┌────────

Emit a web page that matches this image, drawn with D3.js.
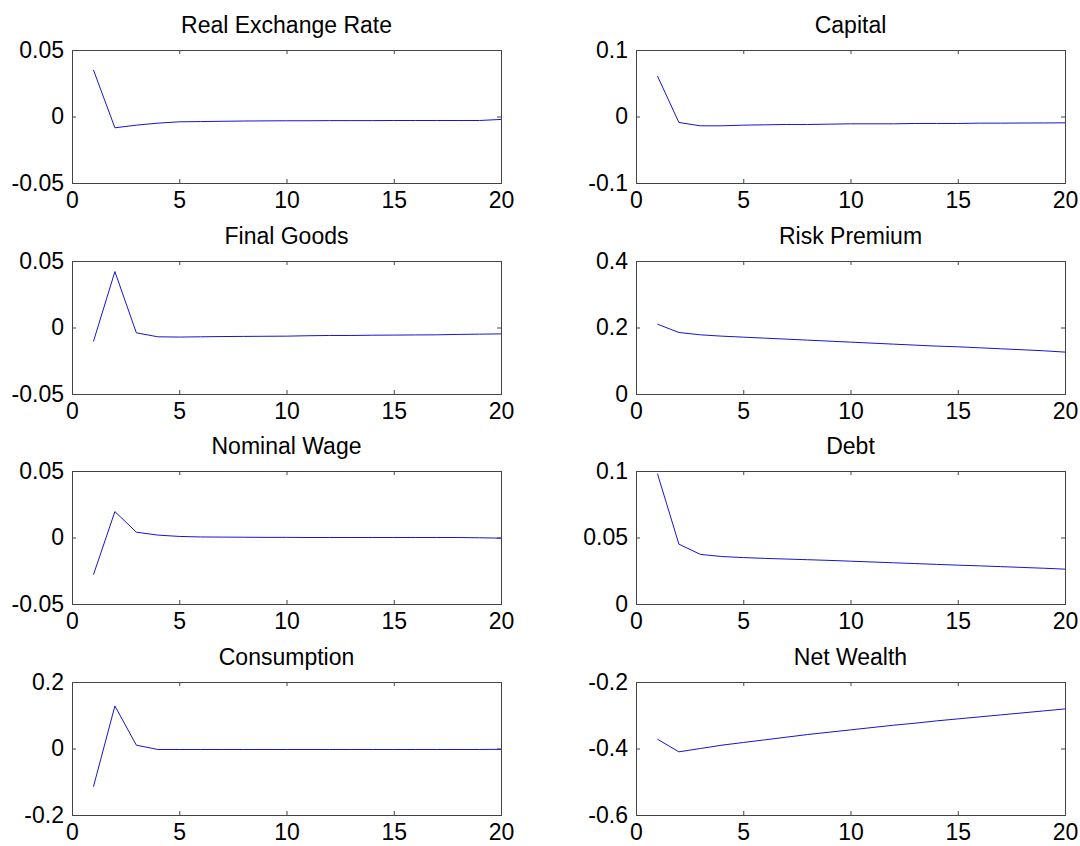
<!DOCTYPE html>
<html>
<head>
<meta charset="utf-8">
<script src="https://cdn.jsdelivr.net/npm/d3@7"></script>
<style>
  body { margin: 0; background: #fff; }
  svg { display: block; }
  text { font-family: Arial, "Liberation Sans", sans-serif; fill: #000; }
</style>
</head>
<body>
<div id="chart"></div>
<script>
// horizon, periods 1..20
const periods = d3.range(1, 21);

const titles = [
  "Real Exchange Rate", "Capital",
  "Final Goods", "Risk Premium",
  "Nominal Wage", "Debt",
  "Consumption", "Net Wealth"
];

const yDomains = [
  [-0.05, 0.05], [-0.1, 0.1],
  [-0.05, 0.05], [0, 0.4],
  [-0.05, 0.05], [0, 0.1],
  [-0.2, 0.2], [-0.6, -0.2]
];

const yTickLabels = [
  ["-0.05", "0", "0.05"], ["-0.1", "0", "0.1"],
  ["-0.05", "0", "0.05"], ["0", "0.2", "0.4"],
  ["-0.05", "0", "0.05"], ["0", "0.05", "0.1"],
  ["-0.2", "0", "0.2"], ["-0.6", "-0.4", "-0.2"]
];

const xTicks = [0, 5, 10, 15, 20];

const realExchangeRate = [0.035, -0.0085, -0.0065, -0.005, -0.004, -0.0038, -0.0036, -0.0034, -0.0033, -0.0032,
  -0.0032, -0.0031, -0.0031, -0.0031, -0.003, -0.003, -0.003, -0.003, -0.003, -0.0022];
const capital = [0.061, -0.009, -0.014, -0.014, -0.013, -0.0125, -0.012, -0.012, -0.0115, -0.011,
  -0.011, -0.011, -0.0105, -0.0105, -0.0105, -0.010, -0.010, -0.0098, -0.0097, -0.0095];
const finalGoods = [-0.0105, 0.042, -0.004, -0.007, -0.0072, -0.007, -0.0068, -0.0067, -0.0066, -0.0065,
  -0.0062, -0.006, -0.006, -0.0058, -0.0057, -0.0056, -0.0055, -0.0052, -0.005, -0.0048];
const riskPremium = [0.21, 0.185, 0.178, 0.174, 0.171, 0.168, 0.165, 0.162, 0.159, 0.156,
  0.153, 0.150, 0.147, 0.144, 0.142, 0.139, 0.136, 0.133, 0.130, 0.126];
const nominalWage = [-0.028, 0.0195, 0.004, 0.0018, 0.0008, 0.0004, 0.0003, 0.0002, 0.0001, 0.0001,
  0, 0, 0, 0, 0, 0, 0, 0, -0.0002, -0.0005];
const debt = [0.098, 0.045, 0.0373, 0.0357, 0.0349, 0.0343, 0.0338, 0.0333, 0.0328, 0.0322,
  0.0316, 0.0310, 0.0304, 0.0298, 0.0292, 0.0287, 0.0281, 0.0275, 0.0269, 0.0262];
const consumption = [-0.115, 0.128, 0.01, -0.003, -0.003, -0.003, -0.003, -0.003, -0.003, -0.003,
  -0.003, -0.003, -0.003, -0.003, -0.003, -0.003, -0.003, -0.003, -0.003, -0.0025];
const netWealth = [-0.372, -0.41, -0.4, -0.39, -0.382, -0.374, -0.366, -0.358, -0.351, -0.344,
  -0.337, -0.330, -0.324, -0.317, -0.311, -0.305, -0.299, -0.293, -0.287, -0.281];

const seriesList = [realExchangeRate, capital, finalGoods, riskPremium,
  nominalWage, debt, consumption, netWealth];

const width = 1080;
const height = 846;
const colLeft = [72, 636];
const rowTop = [50, 261, 471, 682];
const boxW = 429;
const boxH = 133;
const tickLen = 4;
const fontSize = 23;

const svg = d3.select("#chart")
  .append("svg")
  .attr("width", width)
  .attr("height", height);

seriesList.forEach((values, i) => {
  const col = i % 2;
  const row = Math.floor(i / 2);
  const g = svg.append("g")
    .attr("transform", `translate(${colLeft[col]},${rowTop[row]})`);

  const x = d3.scaleLinear().domain([0, 20]).range([0, boxW]);
  const y = d3.scaleLinear().domain(yDomains[i]).range([boxH, 0]);
  const yTicks = [yDomains[i][0], (yDomains[i][0] + yDomains[i][1]) / 2, yDomains[i][1]];

  // axes with inward ticks, mirrored on top / right like matlab
  const labelsY = yTickLabels[i];
  const bottom = d3.axisBottom(x).tickValues(xTicks).tickSize(-tickLen).tickPadding(9)
    .tickFormat(d3.format("d"));
  const top = d3.axisTop(x).tickValues(xTicks).tickSize(-tickLen).tickFormat("");
  const left = d3.axisLeft(y).tickValues(yTicks).tickSize(-tickLen).tickPadding(8)
    .tickFormat((d, k) => labelsY[k]);
  const right = d3.axisRight(y).tickValues(yTicks).tickSize(-tickLen).tickFormat("");

  const styleAxis = sel => {
    sel.select(".domain").remove();
    sel.selectAll(".tick line").attr("stroke", "#444");
    sel.selectAll(".tick text")
      .style("font-size", fontSize + "px")
      .attr("fill", "#000");
  };

  g.append("g").attr("transform", `translate(0,${boxH})`).call(bottom).call(styleAxis);
  g.append("g").call(top).call(styleAxis);
  g.append("g").call(left).call(styleAxis);
  g.append("g").attr("transform", `translate(${boxW},0)`).call(right).call(styleAxis);

  g.selectAll(".tick text").attr("font-family", null);

  g.append("rect")
    .attr("x", 0.5)
    .attr("y", 0.5)
    .attr("width", boxW)
    .attr("height", boxH)
    .attr("fill", "none")
    .attr("stroke", "#444")
    .attr("stroke-width", 1);

  const line = d3.line()
    .x((d, k) => x(periods[k]))
    .y(d => y(d));

  g.append("path")
    .datum(values)
    .attr("fill", "none")
    .attr("stroke", "#1515d0")
    .attr("stroke-width", 1)
    .attr("d", line);

  g.append("text")
    .attr("x", boxW / 2)
    .attr("y", -17)
    .attr("text-anchor", "middle")
    .style("font-size", fontSize + "px")
    .text(titles[i]);
});
</script>
</body>
</html>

└────────

- Given task
Repeat, word for word and with no pictures, only the lines running from the beginning of the data to the line that contains "const xTicks = [0, 5, 10, 15, 20];".

- Completed exercise
Emit a web page that matches this image, drawn with D3.js.
<!DOCTYPE html>
<html>
<head>
<meta charset="utf-8">
<script src="https://cdn.jsdelivr.net/npm/d3@7"></script>
<style>
  body { margin: 0; background: #fff; }
  svg { display: block; }
  text { font-family: Arial, "Liberation Sans", sans-serif; fill: #000; }
</style>
</head>
<body>
<div id="chart"></div>
<script>
// horizon, periods 1..20
const periods = d3.range(1, 21);

const titles = [
  "Real Exchange Rate", "Capital",
  "Final Goods", "Risk Premium",
  "Nominal Wage", "Debt",
  "Consumption", "Net Wealth"
];

const yDomains = [
  [-0.05, 0.05], [-0.1, 0.1],
  [-0.05, 0.05], [0, 0.4],
  [-0.05, 0.05], [0, 0.1],
  [-0.2, 0.2], [-0.6, -0.2]
];

const yTickLabels = [
  ["-0.05", "0", "0.05"], ["-0.1", "0", "0.1"],
  ["-0.05", "0", "0.05"], ["0", "0.2", "0.4"],
  ["-0.05", "0", "0.05"], ["0", "0.05", "0.1"],
  ["-0.2", "0", "0.2"], ["-0.6", "-0.4", "-0.2"]
];

const xTicks = [0, 5, 10, 15, 20];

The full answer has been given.